Exercise instructions: Any pictures should be left out; please print exactly the lines between the line with "Emit a component" and the line with "const yStep = 10;", inclusive.

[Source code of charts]
╔══

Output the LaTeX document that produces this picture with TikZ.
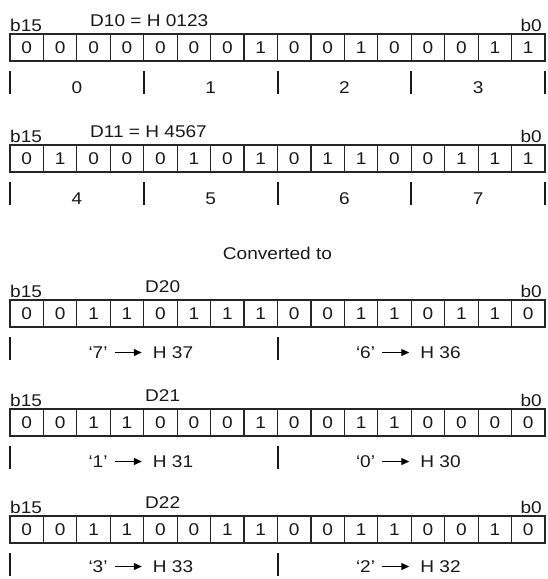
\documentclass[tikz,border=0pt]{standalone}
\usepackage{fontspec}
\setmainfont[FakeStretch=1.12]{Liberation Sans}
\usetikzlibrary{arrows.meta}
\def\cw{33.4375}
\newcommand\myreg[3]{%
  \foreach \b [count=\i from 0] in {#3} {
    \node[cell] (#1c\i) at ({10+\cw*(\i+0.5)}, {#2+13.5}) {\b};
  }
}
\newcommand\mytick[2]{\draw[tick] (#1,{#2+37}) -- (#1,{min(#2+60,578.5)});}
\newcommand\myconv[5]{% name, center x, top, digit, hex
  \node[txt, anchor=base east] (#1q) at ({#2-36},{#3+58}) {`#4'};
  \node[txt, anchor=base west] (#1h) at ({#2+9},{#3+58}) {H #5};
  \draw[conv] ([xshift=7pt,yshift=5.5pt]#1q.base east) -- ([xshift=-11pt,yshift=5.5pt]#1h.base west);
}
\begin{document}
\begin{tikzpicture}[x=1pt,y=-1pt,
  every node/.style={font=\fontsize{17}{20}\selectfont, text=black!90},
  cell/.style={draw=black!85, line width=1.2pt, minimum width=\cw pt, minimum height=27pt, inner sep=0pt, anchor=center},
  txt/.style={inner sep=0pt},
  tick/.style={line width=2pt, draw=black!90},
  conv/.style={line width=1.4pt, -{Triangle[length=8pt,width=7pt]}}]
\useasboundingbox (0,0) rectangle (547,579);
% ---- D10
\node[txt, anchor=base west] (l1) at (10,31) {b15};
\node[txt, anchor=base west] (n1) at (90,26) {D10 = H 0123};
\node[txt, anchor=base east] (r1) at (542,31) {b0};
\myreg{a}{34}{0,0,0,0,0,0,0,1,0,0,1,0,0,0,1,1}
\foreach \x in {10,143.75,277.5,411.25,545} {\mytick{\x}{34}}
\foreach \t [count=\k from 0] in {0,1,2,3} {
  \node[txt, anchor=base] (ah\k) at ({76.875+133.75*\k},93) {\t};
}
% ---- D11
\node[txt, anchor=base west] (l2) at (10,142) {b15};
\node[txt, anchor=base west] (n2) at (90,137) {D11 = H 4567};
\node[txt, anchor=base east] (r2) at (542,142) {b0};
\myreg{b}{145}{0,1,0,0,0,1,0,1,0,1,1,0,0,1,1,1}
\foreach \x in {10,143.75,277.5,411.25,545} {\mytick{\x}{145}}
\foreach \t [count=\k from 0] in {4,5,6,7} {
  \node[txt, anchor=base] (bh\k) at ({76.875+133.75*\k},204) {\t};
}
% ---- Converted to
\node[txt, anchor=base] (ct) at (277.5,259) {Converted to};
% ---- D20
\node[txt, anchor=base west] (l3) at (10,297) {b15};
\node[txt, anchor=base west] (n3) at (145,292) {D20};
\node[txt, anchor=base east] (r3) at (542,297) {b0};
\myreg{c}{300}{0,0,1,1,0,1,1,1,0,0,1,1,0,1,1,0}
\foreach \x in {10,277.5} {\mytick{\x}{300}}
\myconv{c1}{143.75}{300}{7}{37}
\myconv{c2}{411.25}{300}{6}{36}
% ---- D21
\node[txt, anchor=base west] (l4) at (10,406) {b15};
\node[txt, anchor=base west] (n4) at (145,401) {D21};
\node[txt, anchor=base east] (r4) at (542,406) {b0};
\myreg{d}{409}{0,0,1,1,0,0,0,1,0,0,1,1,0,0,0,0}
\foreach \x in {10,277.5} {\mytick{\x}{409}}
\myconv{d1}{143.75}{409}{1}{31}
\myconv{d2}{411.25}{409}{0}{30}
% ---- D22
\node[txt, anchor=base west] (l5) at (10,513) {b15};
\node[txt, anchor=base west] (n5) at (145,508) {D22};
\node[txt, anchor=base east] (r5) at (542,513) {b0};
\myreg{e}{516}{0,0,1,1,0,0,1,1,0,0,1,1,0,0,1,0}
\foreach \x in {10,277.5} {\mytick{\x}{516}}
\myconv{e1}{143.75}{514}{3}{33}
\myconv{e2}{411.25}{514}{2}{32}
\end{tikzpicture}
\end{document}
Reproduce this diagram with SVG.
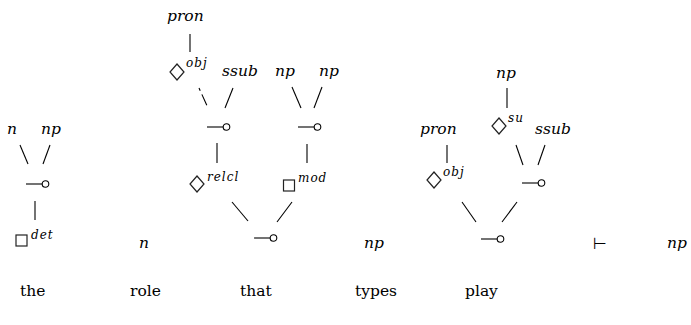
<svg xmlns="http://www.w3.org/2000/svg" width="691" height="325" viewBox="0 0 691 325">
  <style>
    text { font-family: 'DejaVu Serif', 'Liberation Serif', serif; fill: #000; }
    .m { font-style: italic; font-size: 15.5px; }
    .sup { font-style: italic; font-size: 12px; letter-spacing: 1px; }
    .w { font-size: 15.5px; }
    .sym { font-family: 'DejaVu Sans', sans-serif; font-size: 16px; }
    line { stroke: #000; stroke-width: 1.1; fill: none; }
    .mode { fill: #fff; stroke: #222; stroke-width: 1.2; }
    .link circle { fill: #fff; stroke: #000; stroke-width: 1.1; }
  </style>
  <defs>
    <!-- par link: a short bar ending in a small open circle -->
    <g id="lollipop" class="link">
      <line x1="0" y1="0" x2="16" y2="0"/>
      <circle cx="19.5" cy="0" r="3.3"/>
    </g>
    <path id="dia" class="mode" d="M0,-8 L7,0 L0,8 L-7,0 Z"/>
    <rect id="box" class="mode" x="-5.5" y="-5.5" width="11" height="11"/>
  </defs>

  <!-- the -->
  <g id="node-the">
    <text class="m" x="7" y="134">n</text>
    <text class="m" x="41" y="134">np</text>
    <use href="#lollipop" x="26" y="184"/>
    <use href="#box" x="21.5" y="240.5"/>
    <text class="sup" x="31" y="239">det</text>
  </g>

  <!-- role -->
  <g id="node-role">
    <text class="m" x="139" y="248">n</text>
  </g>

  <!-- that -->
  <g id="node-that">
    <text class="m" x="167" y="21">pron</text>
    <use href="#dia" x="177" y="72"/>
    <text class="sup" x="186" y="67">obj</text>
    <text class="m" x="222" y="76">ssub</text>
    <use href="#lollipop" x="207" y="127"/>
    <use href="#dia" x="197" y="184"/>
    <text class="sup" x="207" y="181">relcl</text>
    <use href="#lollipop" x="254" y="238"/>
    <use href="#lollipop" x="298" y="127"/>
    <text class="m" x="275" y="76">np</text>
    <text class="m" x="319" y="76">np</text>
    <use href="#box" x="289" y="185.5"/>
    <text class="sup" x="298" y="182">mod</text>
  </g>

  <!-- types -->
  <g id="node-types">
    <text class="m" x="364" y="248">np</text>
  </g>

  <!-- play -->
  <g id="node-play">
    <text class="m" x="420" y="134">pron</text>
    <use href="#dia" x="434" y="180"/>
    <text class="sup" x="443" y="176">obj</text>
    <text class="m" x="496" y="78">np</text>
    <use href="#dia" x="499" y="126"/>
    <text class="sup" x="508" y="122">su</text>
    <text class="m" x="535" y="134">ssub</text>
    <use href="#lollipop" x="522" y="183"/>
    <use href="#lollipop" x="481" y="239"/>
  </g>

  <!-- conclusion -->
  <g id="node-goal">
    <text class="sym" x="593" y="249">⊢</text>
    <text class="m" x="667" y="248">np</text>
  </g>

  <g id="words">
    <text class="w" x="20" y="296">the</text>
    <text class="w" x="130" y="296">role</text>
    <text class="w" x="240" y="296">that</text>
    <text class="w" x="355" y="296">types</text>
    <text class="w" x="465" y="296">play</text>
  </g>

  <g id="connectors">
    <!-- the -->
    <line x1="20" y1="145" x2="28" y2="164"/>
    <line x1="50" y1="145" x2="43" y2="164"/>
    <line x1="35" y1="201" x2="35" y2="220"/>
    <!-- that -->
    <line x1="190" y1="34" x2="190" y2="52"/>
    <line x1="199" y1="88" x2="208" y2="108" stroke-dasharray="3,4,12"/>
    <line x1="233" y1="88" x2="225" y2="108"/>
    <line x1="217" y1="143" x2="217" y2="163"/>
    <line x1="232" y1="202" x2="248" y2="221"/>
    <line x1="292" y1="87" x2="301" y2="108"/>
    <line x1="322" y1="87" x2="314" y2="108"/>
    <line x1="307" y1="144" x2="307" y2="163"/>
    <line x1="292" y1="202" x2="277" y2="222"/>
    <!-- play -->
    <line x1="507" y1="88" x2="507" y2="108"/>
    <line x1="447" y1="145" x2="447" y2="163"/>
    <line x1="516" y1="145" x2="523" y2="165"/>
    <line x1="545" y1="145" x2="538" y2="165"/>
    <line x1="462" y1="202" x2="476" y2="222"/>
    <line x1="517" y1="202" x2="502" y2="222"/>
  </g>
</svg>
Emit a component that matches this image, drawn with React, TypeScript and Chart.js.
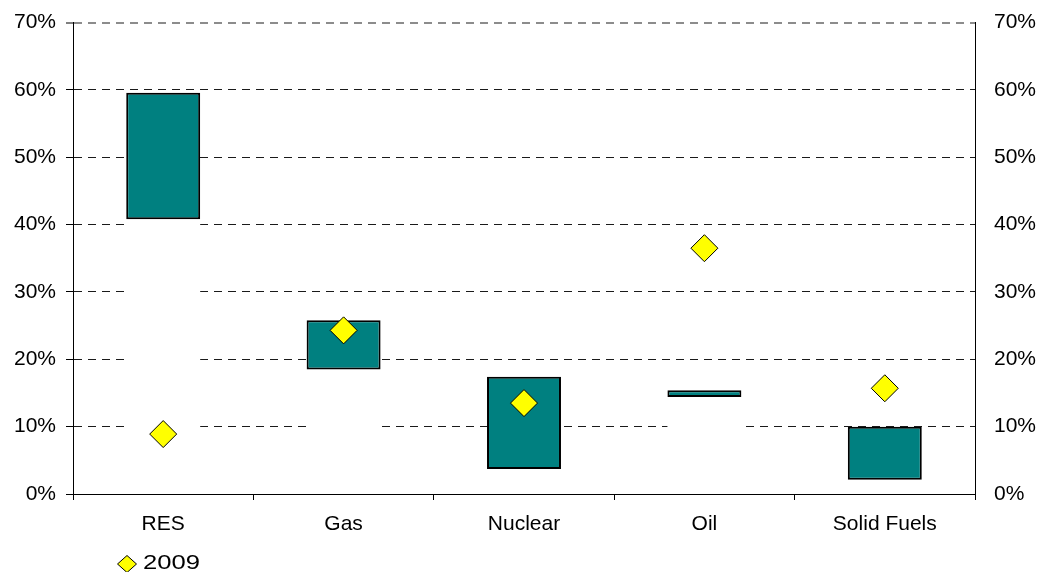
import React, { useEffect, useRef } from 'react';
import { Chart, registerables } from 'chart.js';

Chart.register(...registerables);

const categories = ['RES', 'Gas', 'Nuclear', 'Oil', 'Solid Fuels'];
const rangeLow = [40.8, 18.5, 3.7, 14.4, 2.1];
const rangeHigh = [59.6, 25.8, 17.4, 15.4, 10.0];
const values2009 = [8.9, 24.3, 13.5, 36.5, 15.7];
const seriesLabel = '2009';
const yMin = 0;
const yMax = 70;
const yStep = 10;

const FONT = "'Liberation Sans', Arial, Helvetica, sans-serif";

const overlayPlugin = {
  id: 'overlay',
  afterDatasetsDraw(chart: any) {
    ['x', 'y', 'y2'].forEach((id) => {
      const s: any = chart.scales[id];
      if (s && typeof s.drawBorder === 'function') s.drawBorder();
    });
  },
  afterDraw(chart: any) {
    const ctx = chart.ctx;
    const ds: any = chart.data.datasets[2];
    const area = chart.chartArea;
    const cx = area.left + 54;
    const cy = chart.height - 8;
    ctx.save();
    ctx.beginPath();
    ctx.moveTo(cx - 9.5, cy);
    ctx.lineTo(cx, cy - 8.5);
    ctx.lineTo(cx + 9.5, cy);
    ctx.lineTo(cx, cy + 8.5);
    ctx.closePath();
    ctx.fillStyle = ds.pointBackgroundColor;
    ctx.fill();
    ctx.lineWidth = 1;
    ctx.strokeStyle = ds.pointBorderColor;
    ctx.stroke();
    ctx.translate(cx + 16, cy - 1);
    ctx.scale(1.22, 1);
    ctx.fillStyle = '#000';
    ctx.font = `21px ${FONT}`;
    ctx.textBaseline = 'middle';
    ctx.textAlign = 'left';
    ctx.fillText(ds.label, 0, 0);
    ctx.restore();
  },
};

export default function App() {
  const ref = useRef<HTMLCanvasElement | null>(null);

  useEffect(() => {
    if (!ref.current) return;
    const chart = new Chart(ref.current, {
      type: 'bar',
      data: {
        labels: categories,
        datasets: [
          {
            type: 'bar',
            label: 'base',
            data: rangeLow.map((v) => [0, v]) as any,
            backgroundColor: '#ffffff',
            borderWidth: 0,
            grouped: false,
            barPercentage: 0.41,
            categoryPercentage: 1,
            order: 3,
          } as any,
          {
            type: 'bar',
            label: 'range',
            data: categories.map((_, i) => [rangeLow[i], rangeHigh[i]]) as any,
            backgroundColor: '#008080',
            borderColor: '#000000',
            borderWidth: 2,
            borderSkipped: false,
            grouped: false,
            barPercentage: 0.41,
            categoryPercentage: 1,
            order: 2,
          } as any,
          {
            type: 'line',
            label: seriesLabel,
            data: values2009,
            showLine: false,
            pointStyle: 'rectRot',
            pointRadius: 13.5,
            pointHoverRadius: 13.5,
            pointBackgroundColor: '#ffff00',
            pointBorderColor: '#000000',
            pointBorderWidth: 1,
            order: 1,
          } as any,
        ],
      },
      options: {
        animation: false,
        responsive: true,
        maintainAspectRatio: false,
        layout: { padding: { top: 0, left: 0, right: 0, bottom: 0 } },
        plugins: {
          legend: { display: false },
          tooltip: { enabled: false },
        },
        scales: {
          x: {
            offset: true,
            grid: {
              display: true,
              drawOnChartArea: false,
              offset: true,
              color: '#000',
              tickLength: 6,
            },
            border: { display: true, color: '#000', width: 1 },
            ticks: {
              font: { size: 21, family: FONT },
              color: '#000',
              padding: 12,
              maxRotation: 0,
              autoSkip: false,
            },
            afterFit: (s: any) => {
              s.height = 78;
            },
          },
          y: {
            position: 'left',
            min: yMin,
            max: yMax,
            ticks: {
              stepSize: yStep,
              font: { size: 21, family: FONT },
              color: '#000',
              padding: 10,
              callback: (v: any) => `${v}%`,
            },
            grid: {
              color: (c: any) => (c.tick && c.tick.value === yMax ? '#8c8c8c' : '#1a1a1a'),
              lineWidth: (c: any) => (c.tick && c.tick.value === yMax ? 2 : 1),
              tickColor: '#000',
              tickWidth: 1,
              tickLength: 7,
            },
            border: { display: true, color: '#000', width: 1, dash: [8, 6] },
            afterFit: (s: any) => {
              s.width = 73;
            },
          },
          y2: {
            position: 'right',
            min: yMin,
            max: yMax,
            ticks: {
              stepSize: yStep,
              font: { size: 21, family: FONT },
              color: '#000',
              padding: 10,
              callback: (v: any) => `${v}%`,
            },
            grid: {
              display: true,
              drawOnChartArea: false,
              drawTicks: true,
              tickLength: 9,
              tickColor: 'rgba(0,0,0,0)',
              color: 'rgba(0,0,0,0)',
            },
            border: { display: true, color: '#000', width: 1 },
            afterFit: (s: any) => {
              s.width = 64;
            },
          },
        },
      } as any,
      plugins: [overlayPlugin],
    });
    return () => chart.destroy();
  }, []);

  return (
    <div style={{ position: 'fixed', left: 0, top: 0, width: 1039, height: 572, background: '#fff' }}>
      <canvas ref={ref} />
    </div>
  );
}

╚══

Exercise response:
Emit a component that matches this image, drawn with React, TypeScript and Chart.js.
import React, { useEffect, useRef } from 'react';
import { Chart, registerables } from 'chart.js';

Chart.register(...registerables);

const categories = ['RES', 'Gas', 'Nuclear', 'Oil', 'Solid Fuels'];
const rangeLow = [40.8, 18.5, 3.7, 14.4, 2.1];
const rangeHigh = [59.6, 25.8, 17.4, 15.4, 10.0];
const values2009 = [8.9, 24.3, 13.5, 36.5, 15.7];
const seriesLabel = '2009';
const yMin = 0;
const yMax = 70;
const yStep = 10;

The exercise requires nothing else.